Starting at the line that contains "Give me the TikZ source for this diagram." and stopping at the line that contains "(1145,6) -- (1145,862);", transcribe every line of the material below exactly; pictures stay out.

===== Data entries

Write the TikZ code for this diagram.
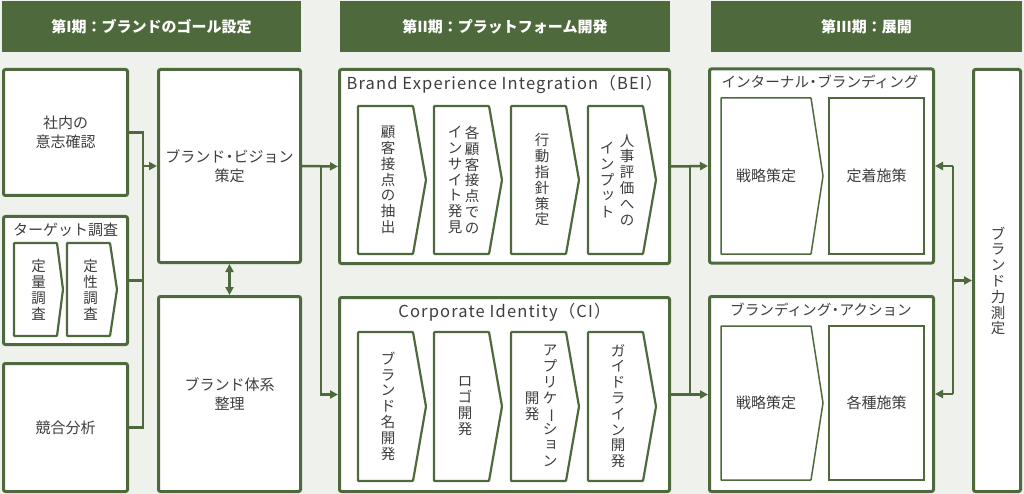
\documentclass[tikz,border=0pt]{standalone}
\usepackage{fontspec}
\usepackage{graphicx}
\setmainfont{Noto Sans CJK JP}
\newfontfamily\latfont{Noto Sans CJK JP}[LetterSpace=7]
\usetikzlibrary{arrows.meta}
\definecolor{grn}{HTML}{4E6A3D}
\definecolor{bgc}{HTML}{EFF2EC}
\definecolor{txt}{HTML}{3E3E3E}
\newcommand\vbar{\rotatebox[origin=c]{-90}{ー}}
\newcommand\smk[1]{\makebox[1em][c]{\hspace*{0.15em}\raisebox{0.15em}{#1}}}
\newcommand\ndot{\hspace{-0.22em}・\hspace{-0.22em}}
\newcommand\mychev[6][chev]{\draw[#1] (#2,#3) -- (#4,#3) -- (#5,{(#3+#6)/2}) -- (#4,#6) -- (#2,#6) -- cycle;}
\tikzset{
  box/.style={draw=grn, line width=3pt, fill=white, rounded corners=2pt, inner sep=0pt, text=txt, font=\fontsize{15}{19}\selectfont, align=center},
  hdr/.style={fill=grn, text=white, inner sep=0pt, font=\fontsize{15}{18}\selectfont\bfseries},
  vt/.style={inner sep=0pt, text=txt, align=center, font=\fontsize{14.5}{15.8}\selectfont},
  lab/.style={inner sep=0pt, text=txt, font=\fontsize{15}{18}\selectfont},
  ttl/.style={inner sep=0pt, text=txt, font=\fontsize{14.6}{17}\selectfont},
  chev/.style={draw=grn, line width=2.2pt, fill=white, rounded corners=0.8pt},
  chevthin/.style={draw=grn, line width=1.5pt, fill=white, rounded corners=0.5pt},
  inbox/.style={draw=grn, line width=1.5pt, fill=white, inner sep=0pt, text=txt, font=\fontsize{15}{18}\selectfont},
  conn/.style={draw=grn, line width=2.5pt},
  arr/.style={conn, -{Triangle[length=8pt,width=8pt]}},
  dbl/.style={conn, {Triangle[length=8pt,width=8pt]}-{Triangle[length=8pt,width=8pt]}},
}
\begin{document}
\begin{tikzpicture}[x=1pt,y=-1pt]
\fill[bgc] (0,0) rectangle (1024,494);
\useasboundingbox (0,0) rectangle (1024,494);
% headers
\node[hdr, minimum width=299pt, minimum height=51pt] (h1) at (151.5,26.5) {第I期：ブランドのゴール設定};
\node[hdr, minimum width=330pt, minimum height=51pt] (h2) at (505,26.5) {第II期：プラットフォーム開発};
\node[hdr, minimum width=311pt, minimum height=51pt] (h3) at (866.5,26.5) {第III期：展開};
% phase I
\node[box, minimum width=124pt, minimum height=126pt] (naibu) at (65.5,132.5) {社内の\\意志確認};
\node[box, minimum width=124pt, minimum height=128pt] (target) at (65.5,280.5) {};
\node[box, minimum width=124pt, minimum height=128pt] (kyogo) at (65.5,427.5) {競合分析};
\node[lab] (targett) at (65.5,230) {ターゲット調査};
\mychev{14}{243}{57}{63}{336}
\mychev{67}{243}{110}{117}{336}
\node[vt] (t1) at (38.5,290) {定\\量\\調\\査};
\node[vt] (t2) at (90.5,290) {定\\性\\調\\査};
\node[box, minimum width=142pt, minimum height=193pt] (vision) at (229.5,166) {ブランド\ndot ビジョン\\策定};
\node[box, minimum width=142pt, minimum height=195pt] (taikei) at (229.5,394) {ブランド体系\\整理};
% phase II
\node[box, minimum width=330pt, minimum height=194pt] (bei) at (504.5,166.5) {};
\node[box, minimum width=330pt, minimum height=194pt] (ci) at (504.5,394.5) {};
\node[lab, font=\fontsize{16.5}{19}\latfont] (beit) at (504.5,85) {Brand Experience Integration（BEI）};
\node[lab, font=\fontsize{16.5}{19}\latfont] (cit) at (504.5,312) {Corporate Identity（CI）};
\mychev{358}{106}{413}{426}{254}
\mychev{434}{106}{489}{502}{254}
\mychev{511}{106}{566}{579}{254}
\mychev{588}{106}{643}{656}{254}
\mychev{358}{332}{413}{426}{481}
\mychev{434}{332}{489}{502}{481}
\mychev{511}{332}{566}{579}{481}
\mychev{588}{332}{643}{656}{481}
\node[vt] (v1) at (388,180) {顧\\客\\接\\点\\の\\抽\\出};
\node[vt] (v2a) at (472,180) {各\\顧\\客\\接\\点\\で\\の};
\node[vt] (v2b) at (455,180) {イ\\ン\\サ\\イ\\ト\\発\\見};
\node[vt] (v3) at (542,180) {行\\動\\指\\針\\策\\定};
\node[vt] (v4a) at (627,180) {人\\事\\評\\価\\へ\\の};
\node[vt] (v4b) at (607,180) {イ\\ン\\プ\\\smk{ッ}\\ト};
\node[vt] (c1) at (388,406) {ブ\\ラ\\ン\\ド\\名\\開\\発};
\node[vt] (c2) at (465,406) {ロ\\ゴ\\開\\発};
\node[vt] (c3a) at (550,406) {ア\\プ\\リ\\ケ\\\vbar\\シ\\\smk{ョ}\\ン};
\node[vt] (c3b) at (532,406) {開\\発};
\node[vt] (c4) at (618,406) {ガ\\イ\\ド\\ラ\\イ\\ン\\開\\発};
% phase III
\node[box, minimum width=224pt, minimum height=194pt] (ib) at (821.5,166) {};
\node[box, minimum width=224pt, minimum height=195pt] (ba) at (821.5,394) {};
\node[ttl] (ibt) at (820,82) {インターナル\ndot ブランディング};
\node[ttl] (bat) at (821,310) {ブランディング\ndot アクション};
\mychev[chevthin]{721}{98}{811}{823}{254}
\mychev[chevthin]{721}{326}{811}{823}{480}
\node[lab] (s1) at (766,176) {戦略策定};
\node[lab] (s2) at (766,403) {戦略策定};
\node[inbox, minimum width=95pt, minimum height=156pt] (tc) at (876.5,176) {定着施策};
\node[inbox, minimum width=95pt, minimum height=154pt] (ks) at (876.5,403) {各種施策};
\node[box, minimum width=47pt, minimum height=422pt] (measure) at (997,280.5) {};
\node[vt] (mt) at (998,281) {ブ\\ラ\\ン\\ド\\力\\測\\定};
% connectors
\coordinate (busB) at (143,427.5);
\draw[conn] (naibu.east) -| (busB) -- (kyogo.east);
\draw[conn] (target.east) -- (target.east -| busB);
\draw[arr] (vision.west -| busB) -- (vision.west);
\draw[dbl] (vision.south) -- (taikei.north);
\coordinate (br1) at (321,166);
\draw[arr] (vision.east) -- (bei.west);
\draw[arr] (br1) |- (ci.west);
\coordinate (br2) at (690,166);
\draw[arr] (bei.east) -- (ib.west);
\draw[conn] (br2) -- (br2 |- ci.east);
\draw[arr] (ci.east) -- (ci.east -| ba.west);
\coordinate (br3t) at (953,166);
\coordinate (br3b) at (953,394);
\draw[arr] (br3t) -- (ib.east);
\draw[conn] (br3t) -- (br3b);
\draw[arr] (br3b) -- (ba.east);
\draw[arr] (measure.west -| br3t) -- (measure.west);
\end{tikzpicture}
\end{document}
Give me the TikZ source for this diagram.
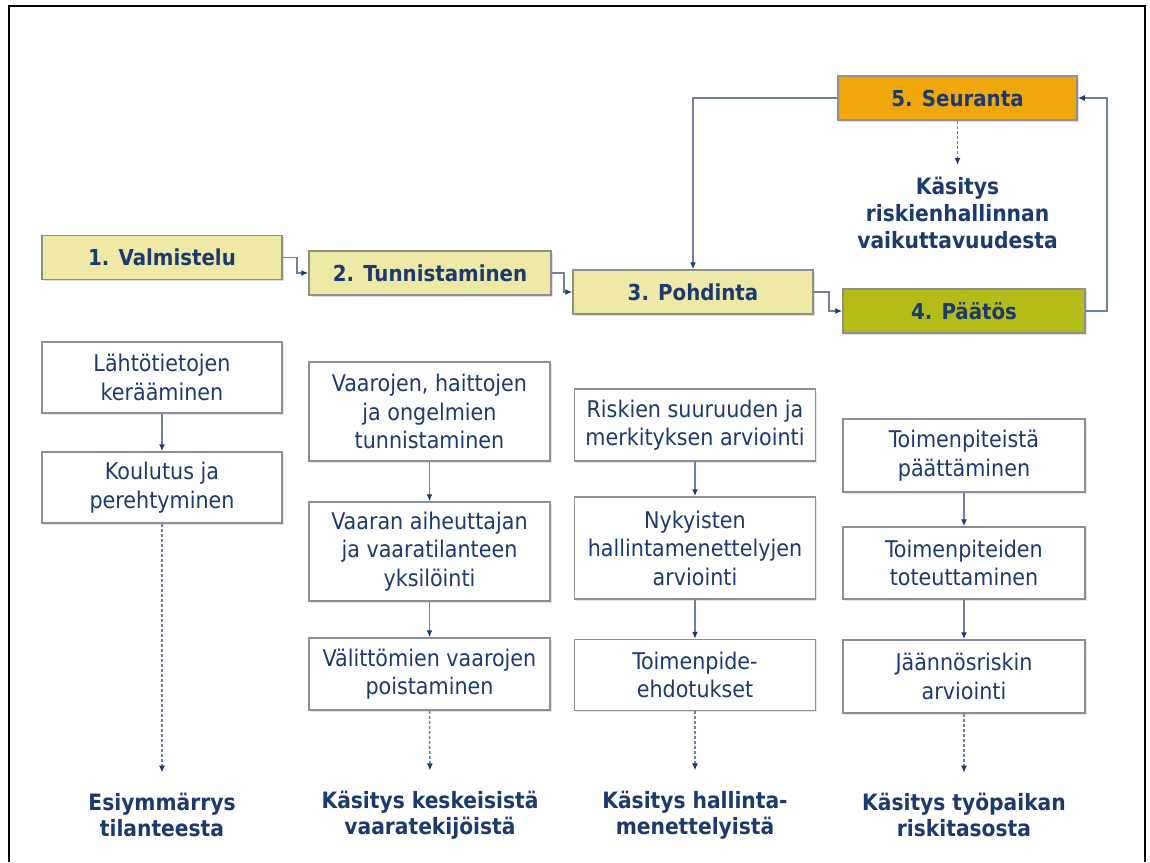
\documentclass[tikz,border=0pt]{standalone}
\usepackage{fontspec}
\setmainfont{DejaVu Sans Condensed}[BoldFont={DejaVu Sans Condensed Bold}]
\usetikzlibrary{arrows.meta,shadows}
\definecolor{navy}{HTML}{1C3A6E}
\definecolor{connc}{HTML}{6F819F}
\definecolor{pale}{HTML}{EFE9A8}
\definecolor{olive}{HTML}{B4BC17}
\definecolor{orng}{HTML}{F0A70B}
\definecolor{hdrline}{HTML}{8F8F85}
\definecolor{boxline}{HTML}{8A909A}
\begin{document}
\begin{tikzpicture}[x=1pt,y=-1pt,
  hdr/.style={draw=hdrline,line width=1.5pt,fill=pale,minimum width=240pt,minimum height=44pt,
    inner sep=0pt,font=\fontsize{22}{25}\selectfont\bfseries,text=navy,
    drop shadow={shadow xshift=1.5pt,shadow yshift=-1.5pt,opacity=0.25}},
  wbox/.style={draw=boxline,line width=1.5pt,fill=white,minimum width=241pt,inner sep=0pt,
    align=center,font=\fontsize{23}{28.5}\selectfont,text=navy,
    drop shadow={shadow xshift=1.5pt,shadow yshift=-1.5pt,opacity=0.2}},
  res/.style={align=center,font=\fontsize{22.5}{26.5}\selectfont\bfseries,text=navy,inner sep=0pt},
  conn/.style={draw=connc,line width=1.5pt,-{Latex[length=7pt,width=6pt,color=navy]}},
  dconn/.style={conn,dash pattern=on 3pt off 2pt},
]
\useasboundingbox (0,0) rectangle (1150,862);
\fill[white] (0,0) rectangle (1150,862);
\draw[line width=2pt] (9,862) -- (9,6) -- (1145,6) -- (1145,862);

% header steps
\node[hdr] (v1) at (162,257.5) {1. Valmistelu};
\node[hdr,minimum width=242pt] (v2) at (430,273) {2. Tunnistaminen};
\node[hdr] (v3) at (693,292) {3. Pohdinta};
\node[hdr,fill=olive,minimum width=242pt] (v4) at (964,311) {4. Päätös};
\node[hdr,fill=orng,minimum width=239pt] (v5) at (957.5,98) {5. Seuranta};
\node[res,font=\fontsize{22.5}{27}\selectfont\bfseries] (k5) at (957.5,213)
  {Käsitys\\riskienhallinnan\\vaikuttavuudesta};

% column 1
\node[wbox,minimum width=240pt,minimum height=71pt] (a1) at (162,377.5) {Lähtötietojen\\kerääminen};
\node[wbox,minimum width=240pt,minimum height=71pt] (a2) at (162,487.5) {Koulutus ja\\perehtyminen};
% column 2
\node[wbox,minimum height=99pt] (b1) at (429.5,411.5) {Vaarojen, haittojen\\ja ongelmien\\tunnistaminen};
\node[wbox,minimum height=99pt] (b2) at (429.5,551.5) {Vaaran aiheuttajan\\ja vaaratilanteen\\yksilöinti};
\node[wbox,minimum height=72pt] (b3) at (429.5,674) {Välittömien vaarojen\\poistaminen};
% column 3
\node[wbox,minimum height=72pt] (c1) at (695,425) {Riskien suuruuden ja\\merkityksen arviointi};
\node[wbox,minimum height=102pt] (c2) at (695,548) {Nykyisten\\hallintamenettelyjen\\arviointi};
\node[wbox,minimum height=71pt] (c3) at (695,675) {Toimenpide-\\ehdotukset};
% column 4
\node[wbox,minimum width=242pt,minimum height=73pt] (d1) at (964,455.5) {Toimenpiteistä\\päättäminen};
\node[wbox,minimum width=242pt,minimum height=72pt] (d2) at (964,563) {Toimenpiteiden\\toteuttaminen};
\node[wbox,minimum width=242pt,minimum height=73pt] (d3) at (964,676.5) {Jäännösriskin\\arviointi};

% results
\node[res] (r1) at (162,815) {Esiymmärrys\\tilanteesta};
\node[res] (r2) at (430,815) {Käsitys keskeisistä\\vaaratekijöistä};
\node[res] (r3) at (695,815) {Käsitys hallinta-\\menettelyistä};
\node[res] (r4) at (964,815) {Käsitys työpaikan\\riskitasosta};

% header connectors
\draw[conn] (v1.east) -- ++(14,0) |- (v2.west);
\draw[conn] (v2.east) -- ++(12,0) |- (v3.west);
\draw[conn] (v3.east) -- ++(15,0) |- (v4.west);
\draw[conn] (v4.east) -- ++(21,0) |- (v5.east);
\draw[conn] (v5.west) -| (v3.north);
\draw[dconn,shorten >=12pt] (v5.south) -- (k5.north);

% column connectors
\draw[conn] (a1.south) -- (a2.north);
\draw[conn] (b1.south) -- (b2.north);
\draw[conn] (b2.south) -- (b3.north);
\draw[conn] (c1.south) -- (c2.north);
\draw[conn] (c2.south) -- (c3.north);
\draw[conn] (d1.south) -- (d2.north);
\draw[conn] (d2.south) -- (d3.north);

% dashed to results
\draw[dconn,shorten >=20pt] (a2.south) -- (r1.north);
\draw[dconn,shorten >=20pt] (b3.south) -- (r2.north);
\draw[dconn,shorten >=20pt] (c3.south) -- (r3.north);
\draw[dconn,shorten >=20pt] (d3.south) -- (r4.north);
\end{tikzpicture}
\end{document}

==========

Task answer:
Give me the TikZ source for this diagram.
\documentclass[tikz,border=0pt]{standalone}
\usepackage{fontspec}
\setmainfont{DejaVu Sans Condensed}[BoldFont={DejaVu Sans Condensed Bold}]
\usetikzlibrary{arrows.meta,shadows}
\definecolor{navy}{HTML}{1C3A6E}
\definecolor{connc}{HTML}{6F819F}
\definecolor{pale}{HTML}{EFE9A8}
\definecolor{olive}{HTML}{B4BC17}
\definecolor{orng}{HTML}{F0A70B}
\definecolor{hdrline}{HTML}{8F8F85}
\definecolor{boxline}{HTML}{8A909A}
\begin{document}
\begin{tikzpicture}[x=1pt,y=-1pt,
  hdr/.style={draw=hdrline,line width=1.5pt,fill=pale,minimum width=240pt,minimum height=44pt,
    inner sep=0pt,font=\fontsize{22}{25}\selectfont\bfseries,text=navy,
    drop shadow={shadow xshift=1.5pt,shadow yshift=-1.5pt,opacity=0.25}},
  wbox/.style={draw=boxline,line width=1.5pt,fill=white,minimum width=241pt,inner sep=0pt,
    align=center,font=\fontsize{23}{28.5}\selectfont,text=navy,
    drop shadow={shadow xshift=1.5pt,shadow yshift=-1.5pt,opacity=0.2}},
  res/.style={align=center,font=\fontsize{22.5}{26.5}\selectfont\bfseries,text=navy,inner sep=0pt},
  conn/.style={draw=connc,line width=1.5pt,-{Latex[length=7pt,width=6pt,color=navy]}},
  dconn/.style={conn,dash pattern=on 3pt off 2pt},
]
\useasboundingbox (0,0) rectangle (1150,862);
\fill[white] (0,0) rectangle (1150,862);
\draw[line width=2pt] (9,862) -- (9,6) -- (1145,6) -- (1145,862);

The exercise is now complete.